▸ **What to work on**: Using the records that follow, copy every line containing the word "with".

# Listing start

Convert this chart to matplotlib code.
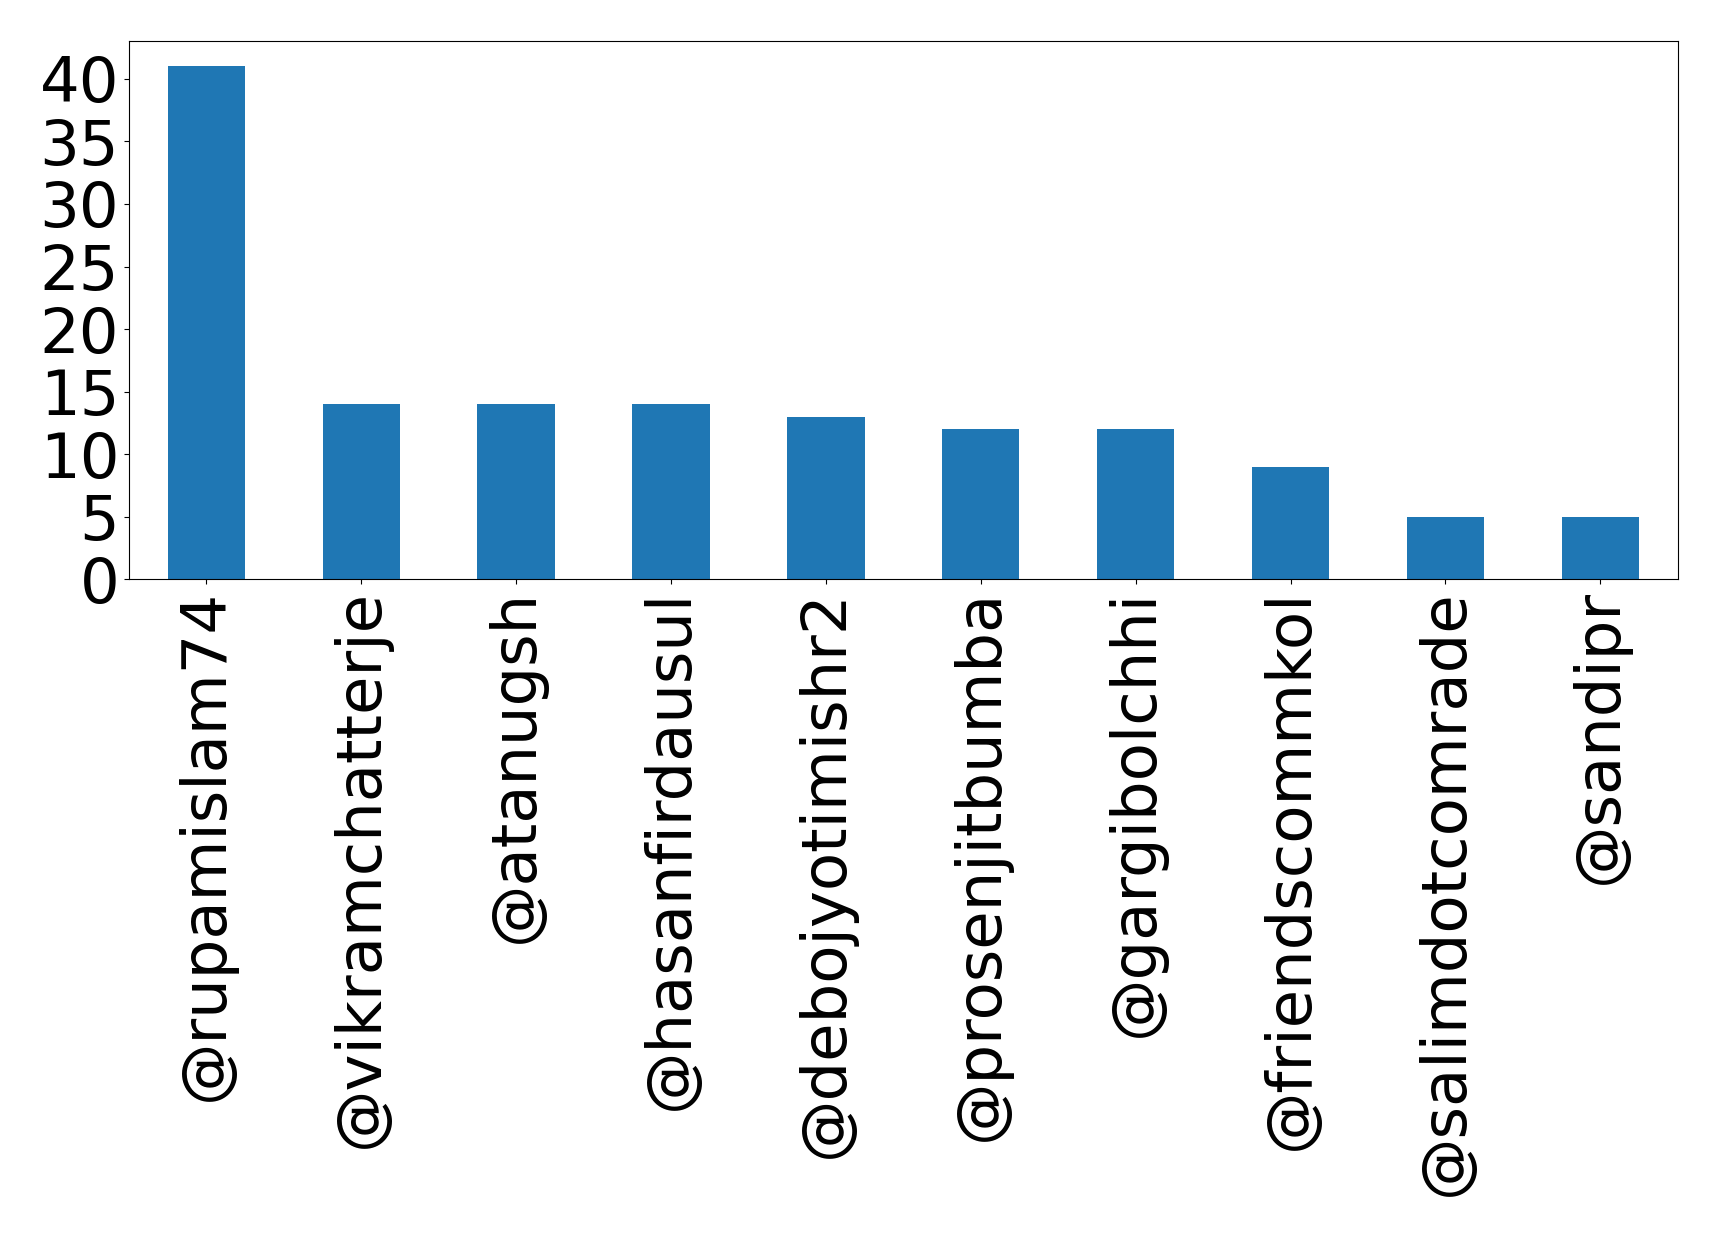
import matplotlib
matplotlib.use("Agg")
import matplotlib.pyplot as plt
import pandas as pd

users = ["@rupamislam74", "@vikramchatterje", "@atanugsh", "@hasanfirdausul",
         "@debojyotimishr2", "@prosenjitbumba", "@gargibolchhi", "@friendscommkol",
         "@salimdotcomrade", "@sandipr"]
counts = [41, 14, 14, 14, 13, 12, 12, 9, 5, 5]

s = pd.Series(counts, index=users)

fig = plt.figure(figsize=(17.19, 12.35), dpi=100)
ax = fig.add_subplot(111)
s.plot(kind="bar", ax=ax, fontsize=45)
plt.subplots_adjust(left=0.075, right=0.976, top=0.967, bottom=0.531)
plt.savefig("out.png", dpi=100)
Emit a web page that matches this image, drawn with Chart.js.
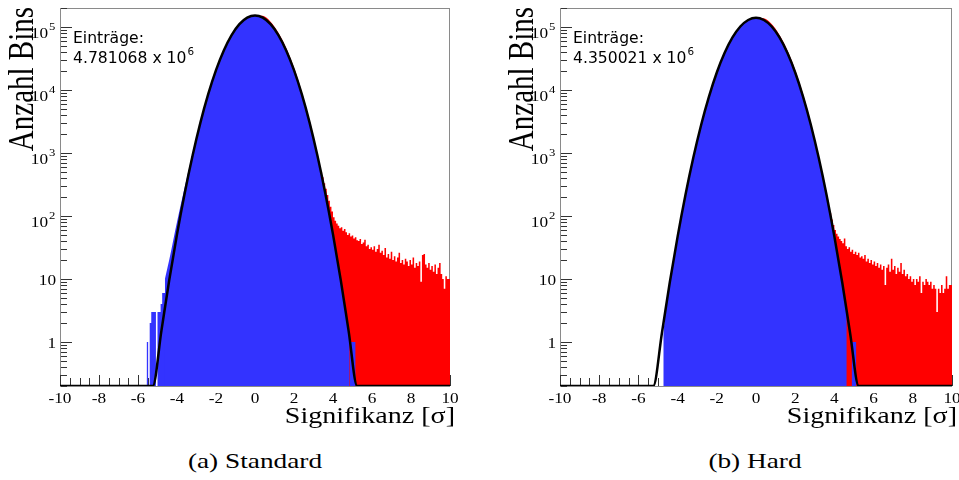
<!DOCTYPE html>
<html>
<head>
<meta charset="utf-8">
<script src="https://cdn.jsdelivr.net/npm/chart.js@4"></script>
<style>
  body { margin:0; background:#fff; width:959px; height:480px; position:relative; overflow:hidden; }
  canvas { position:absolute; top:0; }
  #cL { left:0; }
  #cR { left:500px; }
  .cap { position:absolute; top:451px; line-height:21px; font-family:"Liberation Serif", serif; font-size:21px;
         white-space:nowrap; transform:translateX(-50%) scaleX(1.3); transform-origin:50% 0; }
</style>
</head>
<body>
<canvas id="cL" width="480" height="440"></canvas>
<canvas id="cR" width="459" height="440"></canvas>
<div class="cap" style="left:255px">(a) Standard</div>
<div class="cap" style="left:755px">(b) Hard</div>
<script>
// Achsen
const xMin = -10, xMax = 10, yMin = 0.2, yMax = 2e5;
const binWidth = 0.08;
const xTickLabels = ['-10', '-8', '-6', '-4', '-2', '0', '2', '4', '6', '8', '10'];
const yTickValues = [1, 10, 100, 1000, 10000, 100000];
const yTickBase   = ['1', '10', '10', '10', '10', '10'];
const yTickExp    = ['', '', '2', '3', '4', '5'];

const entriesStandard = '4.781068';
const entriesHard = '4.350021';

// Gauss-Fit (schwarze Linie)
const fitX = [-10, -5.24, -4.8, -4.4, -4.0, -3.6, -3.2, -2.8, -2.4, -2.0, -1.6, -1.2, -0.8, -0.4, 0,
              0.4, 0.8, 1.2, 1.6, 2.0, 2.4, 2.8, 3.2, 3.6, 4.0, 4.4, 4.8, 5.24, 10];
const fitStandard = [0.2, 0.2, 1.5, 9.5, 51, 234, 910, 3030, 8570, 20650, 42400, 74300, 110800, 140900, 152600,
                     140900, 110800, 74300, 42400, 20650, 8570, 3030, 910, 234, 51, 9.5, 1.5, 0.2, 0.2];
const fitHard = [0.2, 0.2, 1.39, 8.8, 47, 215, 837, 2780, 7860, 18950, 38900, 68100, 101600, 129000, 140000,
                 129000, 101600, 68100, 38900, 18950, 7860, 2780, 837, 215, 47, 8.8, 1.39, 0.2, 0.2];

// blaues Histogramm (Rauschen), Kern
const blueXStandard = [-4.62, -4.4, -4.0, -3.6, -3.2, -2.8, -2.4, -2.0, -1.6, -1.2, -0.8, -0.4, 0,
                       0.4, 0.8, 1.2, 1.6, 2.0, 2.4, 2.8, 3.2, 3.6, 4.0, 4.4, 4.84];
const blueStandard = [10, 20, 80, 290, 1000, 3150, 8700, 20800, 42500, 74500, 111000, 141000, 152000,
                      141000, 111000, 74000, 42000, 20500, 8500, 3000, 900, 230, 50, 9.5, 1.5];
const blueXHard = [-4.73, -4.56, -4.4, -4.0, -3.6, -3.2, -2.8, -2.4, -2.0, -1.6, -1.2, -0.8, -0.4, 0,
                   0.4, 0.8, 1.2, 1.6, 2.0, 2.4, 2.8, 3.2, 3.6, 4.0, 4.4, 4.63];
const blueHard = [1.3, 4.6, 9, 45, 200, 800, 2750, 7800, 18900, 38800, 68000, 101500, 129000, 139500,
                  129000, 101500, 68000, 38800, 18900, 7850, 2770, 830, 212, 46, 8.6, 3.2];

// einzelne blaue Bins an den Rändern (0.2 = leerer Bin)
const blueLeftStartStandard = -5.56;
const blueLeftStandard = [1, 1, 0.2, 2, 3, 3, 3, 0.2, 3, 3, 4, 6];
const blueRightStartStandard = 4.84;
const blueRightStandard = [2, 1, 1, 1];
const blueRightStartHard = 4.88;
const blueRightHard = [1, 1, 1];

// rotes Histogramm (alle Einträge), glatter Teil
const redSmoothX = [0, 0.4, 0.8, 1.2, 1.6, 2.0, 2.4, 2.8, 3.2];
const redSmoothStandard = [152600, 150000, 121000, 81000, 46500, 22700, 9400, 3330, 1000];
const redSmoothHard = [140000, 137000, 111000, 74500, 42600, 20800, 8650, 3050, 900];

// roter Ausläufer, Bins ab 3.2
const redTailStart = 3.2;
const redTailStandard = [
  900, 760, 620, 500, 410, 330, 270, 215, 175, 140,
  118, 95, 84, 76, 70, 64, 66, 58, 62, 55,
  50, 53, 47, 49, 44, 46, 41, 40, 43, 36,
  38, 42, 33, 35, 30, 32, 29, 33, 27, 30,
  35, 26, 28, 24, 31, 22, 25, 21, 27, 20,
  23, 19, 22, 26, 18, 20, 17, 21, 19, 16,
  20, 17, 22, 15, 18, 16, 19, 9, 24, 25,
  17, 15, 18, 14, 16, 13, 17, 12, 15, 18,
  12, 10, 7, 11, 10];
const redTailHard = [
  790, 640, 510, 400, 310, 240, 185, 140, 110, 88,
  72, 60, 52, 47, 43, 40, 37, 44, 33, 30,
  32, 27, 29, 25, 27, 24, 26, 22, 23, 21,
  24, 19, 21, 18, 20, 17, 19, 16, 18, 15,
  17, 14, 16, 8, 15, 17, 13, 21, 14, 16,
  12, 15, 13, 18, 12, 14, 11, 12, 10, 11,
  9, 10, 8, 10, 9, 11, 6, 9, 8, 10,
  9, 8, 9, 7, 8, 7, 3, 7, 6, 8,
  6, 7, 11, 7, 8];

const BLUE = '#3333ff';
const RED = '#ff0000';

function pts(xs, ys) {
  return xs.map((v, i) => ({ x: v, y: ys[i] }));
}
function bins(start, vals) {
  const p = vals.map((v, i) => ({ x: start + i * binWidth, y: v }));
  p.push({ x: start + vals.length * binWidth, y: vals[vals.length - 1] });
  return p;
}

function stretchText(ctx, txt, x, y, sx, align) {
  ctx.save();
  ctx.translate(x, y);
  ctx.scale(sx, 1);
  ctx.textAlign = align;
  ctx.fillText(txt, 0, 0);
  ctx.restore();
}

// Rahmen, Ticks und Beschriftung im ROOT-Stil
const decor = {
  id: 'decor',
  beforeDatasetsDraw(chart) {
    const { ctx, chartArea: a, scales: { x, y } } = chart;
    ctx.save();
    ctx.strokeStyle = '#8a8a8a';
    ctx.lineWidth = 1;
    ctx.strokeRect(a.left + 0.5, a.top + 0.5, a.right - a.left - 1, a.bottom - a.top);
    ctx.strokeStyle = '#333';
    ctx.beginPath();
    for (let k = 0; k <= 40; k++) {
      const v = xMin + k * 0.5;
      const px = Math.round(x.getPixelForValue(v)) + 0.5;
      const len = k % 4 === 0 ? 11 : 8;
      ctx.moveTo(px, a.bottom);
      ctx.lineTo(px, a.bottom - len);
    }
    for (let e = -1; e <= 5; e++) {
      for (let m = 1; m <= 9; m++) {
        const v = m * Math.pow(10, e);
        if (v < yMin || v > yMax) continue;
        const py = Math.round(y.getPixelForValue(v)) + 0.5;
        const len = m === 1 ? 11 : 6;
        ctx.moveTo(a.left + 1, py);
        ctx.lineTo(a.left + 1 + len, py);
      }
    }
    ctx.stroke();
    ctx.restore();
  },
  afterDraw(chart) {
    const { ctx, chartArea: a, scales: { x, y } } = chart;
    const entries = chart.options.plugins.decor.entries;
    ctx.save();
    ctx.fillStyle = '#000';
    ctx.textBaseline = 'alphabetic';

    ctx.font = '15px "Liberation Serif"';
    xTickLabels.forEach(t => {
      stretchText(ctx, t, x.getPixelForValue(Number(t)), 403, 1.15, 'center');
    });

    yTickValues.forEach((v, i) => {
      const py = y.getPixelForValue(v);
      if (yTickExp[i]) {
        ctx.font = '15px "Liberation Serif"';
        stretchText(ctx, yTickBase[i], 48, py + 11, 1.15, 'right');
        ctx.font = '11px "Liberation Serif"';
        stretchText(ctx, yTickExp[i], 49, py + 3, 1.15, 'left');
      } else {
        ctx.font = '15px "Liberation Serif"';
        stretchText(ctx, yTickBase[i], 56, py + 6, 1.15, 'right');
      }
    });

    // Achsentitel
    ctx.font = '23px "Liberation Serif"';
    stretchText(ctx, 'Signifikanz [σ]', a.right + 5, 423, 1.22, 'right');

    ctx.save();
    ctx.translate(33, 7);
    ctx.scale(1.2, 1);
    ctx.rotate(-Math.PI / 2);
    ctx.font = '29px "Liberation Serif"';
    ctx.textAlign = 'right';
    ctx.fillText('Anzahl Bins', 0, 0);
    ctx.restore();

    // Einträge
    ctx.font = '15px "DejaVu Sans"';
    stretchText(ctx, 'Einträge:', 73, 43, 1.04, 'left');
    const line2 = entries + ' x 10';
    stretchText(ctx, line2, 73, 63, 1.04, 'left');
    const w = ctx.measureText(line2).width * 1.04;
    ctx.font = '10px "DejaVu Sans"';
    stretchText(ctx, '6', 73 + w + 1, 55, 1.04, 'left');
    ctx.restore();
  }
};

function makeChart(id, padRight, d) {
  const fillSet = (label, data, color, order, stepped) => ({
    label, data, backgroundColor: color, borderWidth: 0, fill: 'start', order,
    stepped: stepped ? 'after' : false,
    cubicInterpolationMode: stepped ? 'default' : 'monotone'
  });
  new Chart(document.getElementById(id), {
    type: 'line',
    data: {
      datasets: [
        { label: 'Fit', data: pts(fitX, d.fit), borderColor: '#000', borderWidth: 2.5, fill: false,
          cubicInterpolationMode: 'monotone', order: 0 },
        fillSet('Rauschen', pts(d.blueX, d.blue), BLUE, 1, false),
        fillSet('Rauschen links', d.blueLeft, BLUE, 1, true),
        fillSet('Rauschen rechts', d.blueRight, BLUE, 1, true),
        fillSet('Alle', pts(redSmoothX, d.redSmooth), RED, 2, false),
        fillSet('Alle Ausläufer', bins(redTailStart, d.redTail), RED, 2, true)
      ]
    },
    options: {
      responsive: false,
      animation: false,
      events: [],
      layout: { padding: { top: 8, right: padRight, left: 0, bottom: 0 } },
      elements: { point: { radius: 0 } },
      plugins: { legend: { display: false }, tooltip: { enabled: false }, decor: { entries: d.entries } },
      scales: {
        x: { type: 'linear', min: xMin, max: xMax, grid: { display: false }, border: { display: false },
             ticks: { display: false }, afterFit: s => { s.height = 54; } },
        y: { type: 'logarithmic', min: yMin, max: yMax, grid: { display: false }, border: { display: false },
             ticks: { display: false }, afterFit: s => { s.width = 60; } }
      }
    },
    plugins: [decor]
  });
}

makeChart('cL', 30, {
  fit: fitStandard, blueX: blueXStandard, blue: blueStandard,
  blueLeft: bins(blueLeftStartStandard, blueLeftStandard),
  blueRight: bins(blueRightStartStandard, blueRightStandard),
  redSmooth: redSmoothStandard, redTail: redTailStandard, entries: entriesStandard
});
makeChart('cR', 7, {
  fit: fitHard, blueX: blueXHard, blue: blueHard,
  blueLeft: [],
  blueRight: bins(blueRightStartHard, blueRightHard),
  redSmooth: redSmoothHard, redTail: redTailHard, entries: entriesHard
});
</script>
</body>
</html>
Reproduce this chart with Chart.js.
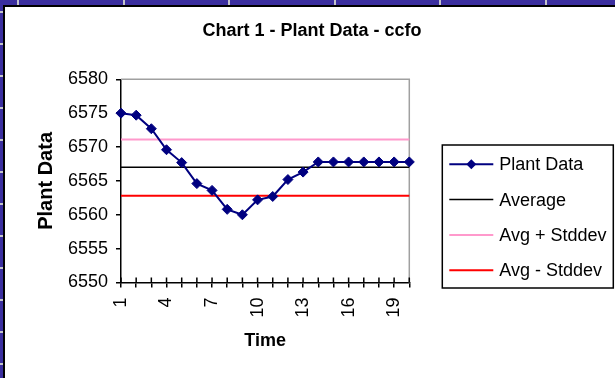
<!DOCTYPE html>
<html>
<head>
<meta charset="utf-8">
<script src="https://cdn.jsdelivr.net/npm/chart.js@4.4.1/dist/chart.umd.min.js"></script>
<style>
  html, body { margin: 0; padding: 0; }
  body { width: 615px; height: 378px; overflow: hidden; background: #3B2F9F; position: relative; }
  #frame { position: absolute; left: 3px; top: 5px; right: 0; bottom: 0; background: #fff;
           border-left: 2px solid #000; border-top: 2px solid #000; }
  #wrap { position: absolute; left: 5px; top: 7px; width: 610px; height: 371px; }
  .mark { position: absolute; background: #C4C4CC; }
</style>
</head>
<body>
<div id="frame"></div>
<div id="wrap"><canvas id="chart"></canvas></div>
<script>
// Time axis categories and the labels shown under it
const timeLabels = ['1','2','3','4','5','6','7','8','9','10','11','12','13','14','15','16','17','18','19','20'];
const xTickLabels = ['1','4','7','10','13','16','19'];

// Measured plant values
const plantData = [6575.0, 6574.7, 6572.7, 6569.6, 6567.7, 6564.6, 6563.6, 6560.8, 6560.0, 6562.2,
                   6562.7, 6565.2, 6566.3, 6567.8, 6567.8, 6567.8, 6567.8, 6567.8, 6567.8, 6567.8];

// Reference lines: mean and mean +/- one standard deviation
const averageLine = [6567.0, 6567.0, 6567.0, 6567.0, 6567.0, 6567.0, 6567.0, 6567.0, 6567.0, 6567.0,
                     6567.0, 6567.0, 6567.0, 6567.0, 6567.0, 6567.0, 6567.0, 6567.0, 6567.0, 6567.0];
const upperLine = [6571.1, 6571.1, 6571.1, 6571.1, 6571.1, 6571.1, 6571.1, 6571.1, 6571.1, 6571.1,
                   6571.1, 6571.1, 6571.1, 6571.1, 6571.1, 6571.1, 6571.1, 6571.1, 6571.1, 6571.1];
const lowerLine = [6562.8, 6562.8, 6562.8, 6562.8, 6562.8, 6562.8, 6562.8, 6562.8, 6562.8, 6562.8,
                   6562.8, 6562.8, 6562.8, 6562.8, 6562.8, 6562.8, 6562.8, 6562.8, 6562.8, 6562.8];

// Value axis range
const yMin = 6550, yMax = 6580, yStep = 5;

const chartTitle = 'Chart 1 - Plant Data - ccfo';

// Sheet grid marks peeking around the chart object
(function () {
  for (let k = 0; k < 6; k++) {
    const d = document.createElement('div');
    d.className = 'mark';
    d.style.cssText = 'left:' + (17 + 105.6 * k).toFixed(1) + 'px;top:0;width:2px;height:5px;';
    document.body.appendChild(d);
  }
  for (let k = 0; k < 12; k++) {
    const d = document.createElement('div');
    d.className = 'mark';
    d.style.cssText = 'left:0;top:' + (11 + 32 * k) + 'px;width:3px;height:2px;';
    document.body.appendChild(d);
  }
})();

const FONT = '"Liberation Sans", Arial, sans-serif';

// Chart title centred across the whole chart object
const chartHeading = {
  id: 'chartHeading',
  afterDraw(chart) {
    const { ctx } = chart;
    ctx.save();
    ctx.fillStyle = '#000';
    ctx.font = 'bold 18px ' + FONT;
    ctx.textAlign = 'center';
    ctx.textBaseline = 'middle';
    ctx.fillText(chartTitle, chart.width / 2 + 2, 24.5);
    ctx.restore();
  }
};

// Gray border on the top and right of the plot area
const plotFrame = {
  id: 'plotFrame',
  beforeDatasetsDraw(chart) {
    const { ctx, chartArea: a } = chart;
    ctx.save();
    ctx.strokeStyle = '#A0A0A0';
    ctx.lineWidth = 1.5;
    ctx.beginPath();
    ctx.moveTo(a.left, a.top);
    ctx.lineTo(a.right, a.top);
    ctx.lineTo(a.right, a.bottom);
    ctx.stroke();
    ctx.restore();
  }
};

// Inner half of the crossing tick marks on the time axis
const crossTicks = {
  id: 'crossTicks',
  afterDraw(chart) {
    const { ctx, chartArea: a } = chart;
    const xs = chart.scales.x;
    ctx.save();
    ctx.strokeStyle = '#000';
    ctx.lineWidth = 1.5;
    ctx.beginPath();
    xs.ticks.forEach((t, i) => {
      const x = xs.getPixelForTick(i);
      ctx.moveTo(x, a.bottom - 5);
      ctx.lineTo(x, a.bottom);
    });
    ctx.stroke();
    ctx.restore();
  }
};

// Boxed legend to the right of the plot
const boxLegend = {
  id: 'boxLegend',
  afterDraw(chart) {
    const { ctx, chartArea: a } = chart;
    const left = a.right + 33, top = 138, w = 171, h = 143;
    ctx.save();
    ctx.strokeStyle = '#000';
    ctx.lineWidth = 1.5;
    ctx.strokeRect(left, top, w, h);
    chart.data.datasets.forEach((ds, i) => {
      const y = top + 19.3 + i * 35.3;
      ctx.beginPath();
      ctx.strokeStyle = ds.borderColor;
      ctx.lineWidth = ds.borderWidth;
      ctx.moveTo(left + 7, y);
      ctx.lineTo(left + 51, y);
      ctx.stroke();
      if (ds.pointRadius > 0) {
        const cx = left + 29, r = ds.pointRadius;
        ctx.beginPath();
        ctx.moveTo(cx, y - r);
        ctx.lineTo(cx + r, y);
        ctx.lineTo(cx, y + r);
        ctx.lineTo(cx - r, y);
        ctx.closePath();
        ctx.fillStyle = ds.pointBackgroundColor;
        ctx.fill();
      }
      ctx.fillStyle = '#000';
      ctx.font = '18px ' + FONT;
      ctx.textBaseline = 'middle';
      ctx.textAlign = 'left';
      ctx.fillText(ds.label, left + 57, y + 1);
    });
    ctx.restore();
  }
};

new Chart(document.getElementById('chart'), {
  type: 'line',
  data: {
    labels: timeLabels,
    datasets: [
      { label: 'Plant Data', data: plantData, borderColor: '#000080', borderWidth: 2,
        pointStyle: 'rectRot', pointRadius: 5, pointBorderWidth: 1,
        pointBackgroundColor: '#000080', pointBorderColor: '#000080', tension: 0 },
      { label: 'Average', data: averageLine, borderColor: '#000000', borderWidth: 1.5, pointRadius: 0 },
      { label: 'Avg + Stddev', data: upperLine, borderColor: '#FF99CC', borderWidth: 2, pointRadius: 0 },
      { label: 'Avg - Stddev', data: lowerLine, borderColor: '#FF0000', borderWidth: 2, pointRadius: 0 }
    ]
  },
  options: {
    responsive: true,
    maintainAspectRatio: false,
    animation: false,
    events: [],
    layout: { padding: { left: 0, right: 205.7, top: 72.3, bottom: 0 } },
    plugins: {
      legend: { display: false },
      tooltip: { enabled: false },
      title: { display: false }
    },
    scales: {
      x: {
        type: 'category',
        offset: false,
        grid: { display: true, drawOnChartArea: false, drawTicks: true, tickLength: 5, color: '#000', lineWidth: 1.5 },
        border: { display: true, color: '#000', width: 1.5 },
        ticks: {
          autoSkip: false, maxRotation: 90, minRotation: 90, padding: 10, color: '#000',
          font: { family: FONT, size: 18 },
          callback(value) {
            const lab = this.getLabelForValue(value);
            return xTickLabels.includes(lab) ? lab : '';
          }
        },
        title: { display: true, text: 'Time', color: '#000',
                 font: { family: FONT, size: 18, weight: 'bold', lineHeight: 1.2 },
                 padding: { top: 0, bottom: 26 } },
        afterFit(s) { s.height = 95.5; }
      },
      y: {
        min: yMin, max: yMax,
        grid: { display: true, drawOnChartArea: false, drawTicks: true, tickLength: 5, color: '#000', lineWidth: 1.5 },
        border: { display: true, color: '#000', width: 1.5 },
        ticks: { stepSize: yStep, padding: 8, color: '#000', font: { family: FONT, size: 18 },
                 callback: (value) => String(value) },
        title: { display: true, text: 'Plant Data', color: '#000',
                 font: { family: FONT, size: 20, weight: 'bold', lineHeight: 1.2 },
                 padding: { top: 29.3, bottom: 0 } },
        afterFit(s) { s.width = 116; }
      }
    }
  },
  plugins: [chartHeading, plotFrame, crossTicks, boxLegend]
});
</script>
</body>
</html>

# Listing end

▸ **Answer to this problem**:
Emit a web page that matches this image, drawn with Chart.js.
Reproduce this chart with Chart.js.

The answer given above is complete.